Было уже больше часа ночи, когда Бриско, все эти мучительные часы бывший вместе с Жаботинским, внезапно вспомнил такой же случай во время ирландского восстания. Натан тут же стал рыться в библиотеке Палаты общин — но документа не нашел. В три часа он решил посмотреть в протоколах Верховного суда. Чиновник, ведавший старыми протоколами, жил в том же здании и, когда его разбудили, беспрекословно открыл все нужные двери. В подвале, где они хранились, не было электричества и пришлось зажечь свечи. Жаботинский и Натан лихорадочно работали. Казалось, произошло чудо — ирландский документ был найден. Было около четырех часов утра, когда они разбудили личного секретаря Макдональда и попросили его поднять Макдональда, который еще мог отдать приказ об отсрочке казни. Но Макдональд "исчез". Он был холост, его не было дома, и его секретарь не мог сказать, где он находится ночью. Это был конец; больше не к кому было обращаться. Они разошлись. В пять часов Жаботинский пришел в контору НСО и сообщил ожидавшим коллегам убийственную весть. Оттуда он пошел домой. Позже Аня рассказывала друзьям, что он не лег спать, и впервые за их совместную жизнь она увидела, что он плачет. В Палестине в это время было восемь часов утра, и Бен-Йосефа повесили в тюрьме Акра.

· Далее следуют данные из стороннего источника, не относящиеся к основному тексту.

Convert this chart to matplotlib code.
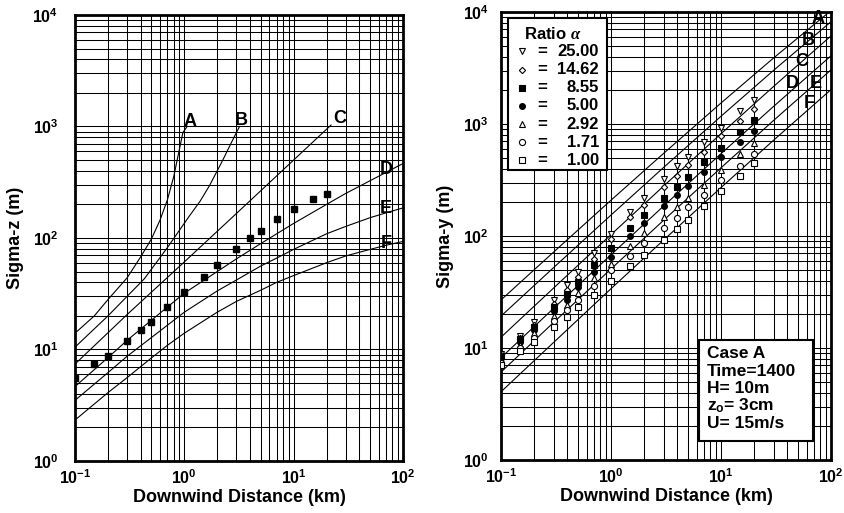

За пять дней до казни весь ишув и еврейские общины во всем мире переживали такое напряжение, какого они еще не знали. Со всех сторон сыпались протесты и призывы к администрации и к министерству колоний — от главного раввина Герцога, от мэров всех городов, от лидеров общественных организаций и от частных граждан. Раввины Польши объявили день поста. Специальные молитвы читались во всех синагогах. Демонстрацию в Хайфе разогнала полиция, Филипп Йозеф подал верховному комиссару меморандум, где говорилось, что именно чрезвычайное положение дает ему возможность проявить милосердие, и люди ждали и ждали положительного ответа, который так и не пришел. В последний день протестов и призывов стало еще больше. Евреи, награжденные королем Британии, подписали петицию; в Иерусалиме была разогнана полицией демонстрация еврейских матерей, но они успели подать свою петицию комиссару района.